Not all the tenants are social tenants, but the cost-rental model could also be used, she said. “I do think we are going to have to look at more inventive ways of dealing with the housing crisis.”
There is no private housing or public housing available, nor is there space in emergency accommodation at the moment, said de Nortúin.
The council housing manager, Coilín O’Reilly, said he couldn’t imagine the stress and worry for the residents of Tathony House.
“I have absolutely immense sympathy for the people,” he said. “At the same time I also have to work within a legal framework.”
He doesn’t have a scheme available to buy the homes, he said.
None of those living there are social tenants through the Rental Accommodation Scheme (RAS) or Housing Assistance Payment (HAP), and while three households have applied for social housing most have not, he said.
“If everybody was a social housing tenant, tenant in situ would be the simplest thing in the world here,” he said.
That is the existing scheme whereby the council can buy the private-rented home of someone on the council list in order to prevent homelessness.
But that scheme isn’t an option, and even under that scheme the owner has to decide to sell to the council and the council must be satisfied that the property is up to scratch, said O’Reilly.
“The cost-rental schemes as they currently work apply to new-build properties,” he said, and the Department of Housing has to approve those schemes.
“There is also an element of fairness. There are other people out there who are looking for cost rental,” he says. There is also a maximum income for cost-rental so some tenants might not qualify.
Cork City Council did buy an apartment complex, he said, but in that case the private tenants were still evicted and the homes were filled with social tenants, said O’Reilly.
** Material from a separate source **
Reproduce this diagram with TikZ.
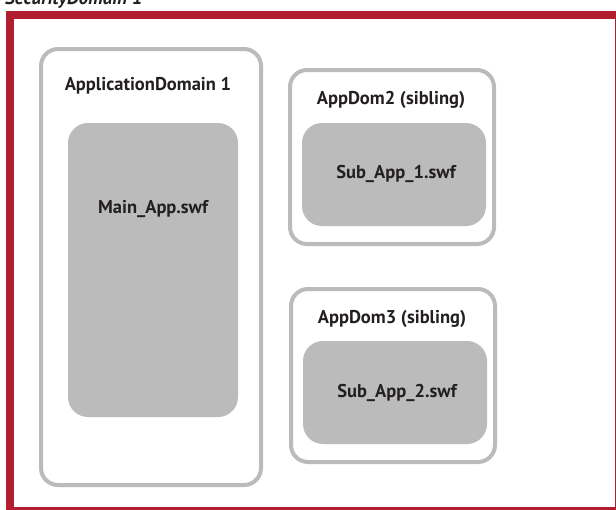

The tenants need to engage with the Residential Tenancies Board (RTB) and go through that process, he said.
In most circumstances mass evictions of more than 10 households at a time are not permitted, under a clause known as the “Tyrrelstown amendment”.
But a landlord can argue that they will get 20 percent more for selling the properties vacant and that applying the restriction would cause “undue hardship” to them. RTB adjudicators can assess that claim.
For those who are entitled to social housing they may be able to get Homeless HAP, said O’Reilly. (Although even with that housing subsidy, people have been finding it extremely difficult to find housing in the city.)
The council will discuss the issues with the tenants, the Department of Housing and approved housing bodies, to explore solutions, O’Reilly said. “The options here are very limited within the framework.”